Y a todos nos dejó clarísimo por qué las encuestas dan a Lacalle-Argimón como favoritos y dejan a Martínez-Villar como rezagados en duro repechaje.

¿Este debate fue signo de civilidad? Comparado con lo vivido en Cuba, Venezuela y Bolivia, ¡claro que sí! ¿Ponernos contentos porque recuperamos la vieja costumbre de discutir cara a cara entre presidenciables? No da para tanto. Porque es un bien que haya debate, pero duele que en el Uruguay de ahora sea “obligatorio” y se imponga por ley un alto ejercicio de libertad entre aspirantes a la primera Magistratura, destinado a iluminar la libertad electora de sus conciudadanos.

Después de que en los mejores tiempos de soberbia triunfalista, Vázquez, Mujica y Vázquez esquivaron enfrentar a sus rivales, la ley 19.827, sancionada de apuro por 18 votos en 28, al obligar a debatir a los que disputan la segunda vuelta, implicó un regreso al ejercicio público de la deliberación. Pero ese bien -que lo es- no debe mitigar la vergüenza de que tal ley, en vez de contar con la garantía del honor cívico de los contendores y de la sanción política al maula, establece que los candidatos que se nieguen a participar “no percibirán la contribución del Estado para los gastos de la segunda elección nacional prevista en el artículo 20 de la Ley N° 18.485, de 11 de mayo de 2009”. Es decir, perderán las 10 UI -hoy $ 42,33- que les corresponde por cada voto obtenido. A esta multa usuraria descendimos, a medida que fuimos olvidando que la virtud ciudadana es el principio motor de toda República seria, como proclamó hace casi tres siglos Montesquieu.

En esa ley tampoco es para felicitarse que el Estado, aun actuando con la imparcialidad de la Corte Electoral, deba ser el organizador de que los postulantes tengan la valentía de enfrentarse y el garante de que no se repitan los modelos calculadores o cobardones, instaurados por los que en el pasado reciente ganaron elecciones eludiendo debatir. La libertad política no es un bien que el Estado genere. En el punto de partida, debe radicarse en cada persona, como bien recuerda el art. 72 de la Constitución. Y en las expresiones cumbres -por ejemplo, de los dos mejor ungidos para gobernar-, debe afianzarse en la luz y la fuerza de lo espontáneo. Tiene que dolernos, pues, que se apliquen aparatos ortopédico-legales.

Estas reflexiones pueden parecer teóricas y superfluas frente a los temas acuciantes que día por día nos muerden los garrones: seguridad, salud, educación, economía, déficit fiscal, etcétera. Pero las desgracias que sufrimos no se agotan en los ítems socioeconómicos que tenemos tabulados en nuestro marketing electoral.

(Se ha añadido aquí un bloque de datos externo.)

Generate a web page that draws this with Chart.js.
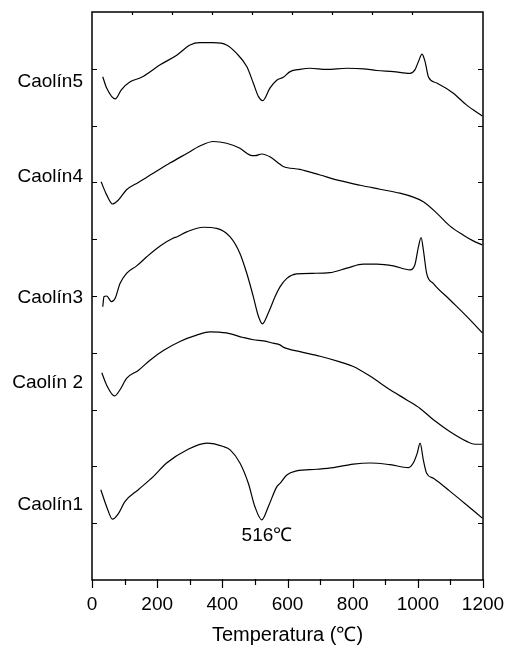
<!DOCTYPE html>
<html>
<head>
    <meta charset="utf-8">
    <title>Caolín DTA</title>
    <style>
        body {
            margin: 0;
            background: #fff;
        }
        #wrap {
            width: 510px;
            height: 645px;
        }
    </style>
    <script src="https://cdn.jsdelivr.net/npm/chart.js@4.4.1/dist/chart.umd.min.js"></script>
</head>
<body>
    <div id="wrap"><canvas id="dta" width="510" height="645"></canvas></div>
    <script>
        // temperatures (°C) and signal (arbitrary units, stacked curves)
        const t5 = [33, 45, 71, 90, 117, 152, 209, 260, 301, 331, 372, 413, 444, 475, 495, 511, 524, 546, 567, 587, 608, 638, 669, 720, 782, 833, 874, 925, 976, 991, 1002, 1013, 1022, 1033, 1058, 1109, 1150, 1198];
        const v5 = [88.6, 86.6, 84.7, 86.3, 87.7, 88.5, 90.7, 92.4, 94.2, 94.6, 94.6, 94.2, 92.7, 90.4, 87.5, 85.1, 84.4, 86.6, 88.0, 88.5, 89.5, 89.9, 90.1, 89.9, 90.1, 90.0, 89.7, 89.5, 89.2, 89.8, 91.3, 92.6, 91.3, 88.5, 87.5, 85.7, 83.6, 81.7];

        const t4 = [28, 45, 63, 81, 106, 142, 188, 239, 291, 331, 372, 413, 454, 485, 500, 521, 546, 577, 587, 638, 700, 761, 823, 884, 945, 986, 1017, 1058, 1099, 1140, 1170, 1198];
        const v4 = [70.1, 67.8, 66.2, 66.9, 68.7, 70.0, 71.6, 73.4, 75.1, 76.4, 77.2, 76.9, 76.0, 74.8, 74.7, 75.0, 74.5, 73.2, 72.8, 72.3, 71.3, 70.3, 69.5, 68.8, 68.1, 67.4, 66.6, 64.6, 62.3, 60.7, 59.7, 59.0];

        const t3 = [33, 37, 45, 60, 71, 86, 106, 137, 168, 209, 250, 260, 291, 342, 383, 424, 454, 475, 495, 511, 523, 541, 562, 577, 598, 628, 679, 730, 782, 833, 874, 925, 976, 991, 1002, 1010, 1017, 1027, 1048, 1099, 1150, 1198];
        const v3 = [48.1, 49.9, 50.0, 49.0, 49.6, 52.2, 54.0, 55.3, 56.9, 58.8, 60.2, 60.4, 61.3, 62.1, 61.9, 60.4, 57.5, 54.0, 49.9, 46.4, 45.1, 47.0, 49.9, 51.6, 53.1, 53.9, 54.0, 54.1, 54.9, 55.6, 55.6, 55.3, 54.6, 55.5, 58.7, 60.3, 58.1, 54.0, 52.2, 49.3, 46.4, 43.5];

        const t2 = [30, 45, 69, 86, 106, 142, 178, 219, 270, 321, 362, 413, 464, 495, 526, 556, 577, 587, 638, 700, 761, 802, 853, 915, 966, 1007, 1048, 1099, 1150, 1176, 1198];
        const v2 = [36.5, 34.3, 32.4, 33.5, 35.5, 36.9, 38.7, 40.4, 42.0, 43.1, 43.7, 43.5, 42.7, 42.3, 42.1, 41.7, 41.4, 41.0, 40.2, 39.4, 38.4, 37.6, 35.9, 33.5, 31.7, 30.2, 28.2, 26.1, 24.4, 23.9, 23.9];

        const t1 = [27, 45, 63, 81, 101, 142, 188, 229, 291, 352, 403, 424, 454, 480, 500, 521, 541, 567, 577, 598, 628, 690, 741, 802, 853, 915, 971, 986, 998, 1007, 1017, 1027, 1048, 1099, 1150, 1198];
        const v1 = [15.9, 12.9, 10.7, 11.7, 13.8, 15.9, 18.2, 20.6, 22.9, 24.1, 23.5, 22.9, 20.6, 17.0, 12.9, 10.6, 12.9, 16.4, 17.0, 18.5, 19.2, 19.5, 19.8, 20.4, 20.6, 20.3, 19.8, 20.6, 22.3, 24.1, 21.1, 18.8, 17.9, 15.6, 13.2, 10.9];

        const sampleNames = ['Caolín5', 'Caolín4', 'Caolín3', 'Caolín 2', 'Caolín1'];
        const sampleLabelPos = [87.7, 71.0, 49.7, 34.7, 13.2];
        const xTicks = [0, 200, 400, 600, 800, 1000, 1200];
        const peakNote = { text: '516℃', t: 537, v: 7.8 };

        const FONT = '"Liberation Sans", Arial, sans-serif';

        function series(ts, vs) {
            return {
                data: ts.map((t, i) => ({ x: t, y: vs[i] })),
                borderColor: '#000',
                borderWidth: 1.2,
                pointRadius: 0,
                fill: false,
                cubicInterpolationMode: 'monotone'
            };
        }

        // fixed box sizes, no overflow padding from edge labels
        function fixBox(w, h) {
            return s => {
                if (w !== null) s.width = w;
                if (h !== null) s.height = h;
                s.paddingLeft = 0; s.paddingRight = 0;
                s.paddingTop = 0; s.paddingBottom = 0;
            };
        }

        const noGrid = { display: false, drawTicks: false };

        // frame, inward ticks and the peak note
        const framePlugin = {
            id: 'frame',
            afterDraw(chart) {
                const c = chart.ctx;
                const a = chart.chartArea;
                const xs = chart.scales.x, ys = chart.scales.y, xt = chart.scales.xTop;
                c.save();
                c.strokeStyle = '#000';
                c.lineWidth = 1.5;
                c.strokeRect(a.left, a.top, a.right - a.left, a.bottom - a.top);
                c.lineWidth = 1.2;
                c.beginPath();
                ys.ticks.forEach(tk => {
                    if (tk.value <= ys.min || tk.value >= ys.max) return;
                    const y = Math.round(ys.getPixelForValue(tk.value)) + 0.5;
                    c.moveTo(a.left, y); c.lineTo(a.left + 5, y);
                    c.moveTo(a.right, y); c.lineTo(a.right - 5, y);
                });
                xs.ticks.forEach(tk => {
                    const x = Math.round(xs.getPixelForValue(tk.value)) + 0.5;
                    const len = tk.value % 200 === 0 ? 8 : 5;
                    c.moveTo(x, a.bottom - 1); c.lineTo(x, a.bottom + len);
                });
                xt.ticks.forEach(tk => {
                    if (tk.value <= xt.min || tk.value >= xt.max) return;
                    const x = Math.round(xt.getPixelForValue(tk.value)) + 0.5;
                    c.moveTo(x, a.top); c.lineTo(x, a.top + 3);
                });
                c.stroke();
                c.fillStyle = '#000';
                c.font = '19px ' + FONT;
                c.textAlign = 'center';
                c.textBaseline = 'middle';
                c.fillText(peakNote.text, xs.getPixelForValue(peakNote.t), ys.getPixelForValue(peakNote.v));
                c.restore();
            }
        };

        new Chart(document.getElementById('dta'), {
            type: 'line',
            data: {
                datasets: [series(t5, v5), series(t4, v4), series(t3, v3), series(t2, v2), series(t1, v1)]
            },
            options: {
                responsive: false,
                animation: false,
                layout: { padding: 0 },
                plugins: {
                    legend: { display: false },
                    tooltip: { enabled: false }
                },
                scales: {
                    x: {
                        type: 'linear',
                        position: 'bottom',
                        min: 0,
                        max: 1200,
                        grid: noGrid,
                        border: { display: false },
                        ticks: {
                            stepSize: 100,
                            autoSkip: false,
                            maxRotation: 0,
                            padding: 13,
                            color: '#000',
                            font: { family: FONT, size: 19 },
                            callback: v => xTicks.includes(v) ? String(v) : ''
                        },
                        title: {
                            display: true,
                            text: 'Temperatura (℃)',
                            color: '#000',
                            font: { family: FONT, size: 20, lineHeight: 1 },
                            padding: { top: 0, bottom: 0 }
                        },
                        afterFit: fixBox(null, 65)
                    },
                    xTop: {
                        type: 'linear',
                        position: 'top',
                        min: 0,
                        max: 9.775,
                        grid: noGrid,
                        border: { display: false },
                        ticks: { display: false, stepSize: 1 },
                        afterFit: fixBox(null, 12)
                    },
                    names: {
                        type: 'linear',
                        position: 'left',
                        min: 0,
                        max: 100,
                        grid: noGrid,
                        border: { display: false },
                        afterBuildTicks: s => { s.ticks = sampleLabelPos.map(v => ({ value: v })); },
                        ticks: {
                            autoSkip: false,
                            padding: 9,
                            color: '#000',
                            font: { family: FONT, size: 19 },
                            callback: (v, i) => sampleNames[i]
                        },
                        afterFit: fixBox(92, null)
                    },
                    y: {
                        type: 'linear',
                        position: 'right',
                        min: 0,
                        max: 100,
                        grid: noGrid,
                        border: { display: false },
                        ticks: { display: false, stepSize: 10 },
                        afterFit: fixBox(27, null)
                    }
                }
            },
            plugins: [framePlugin]
        });
    </script>
</body>
</html>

Soportamos múltiples formas de debilitamiento de la libertad. Integran la actual decadencia cultural. En respuesta, no basta sufragar con esperanzas. Además, debemos reconstruir la sensibilidad para que en el Uruguay resplandezca la supremacía de una institucionalidad fuerte y sin dobleces, dejando atrás la enfermiza etapa relativista del “todo vale” y “todo puede ser”.

Toleramos que un “Montevideo mi casa” escondiese el escudo artiguista que proclamaba “Con libertad no ofendo ni temo”. Aprendamos: nunca más pasemos distraídos ante renuncios como este de que el Estado monte debates “obligatorios” porque la ciudadanía perdió el hábito de exigirle grandeza a quienes aspiran a gobernarla.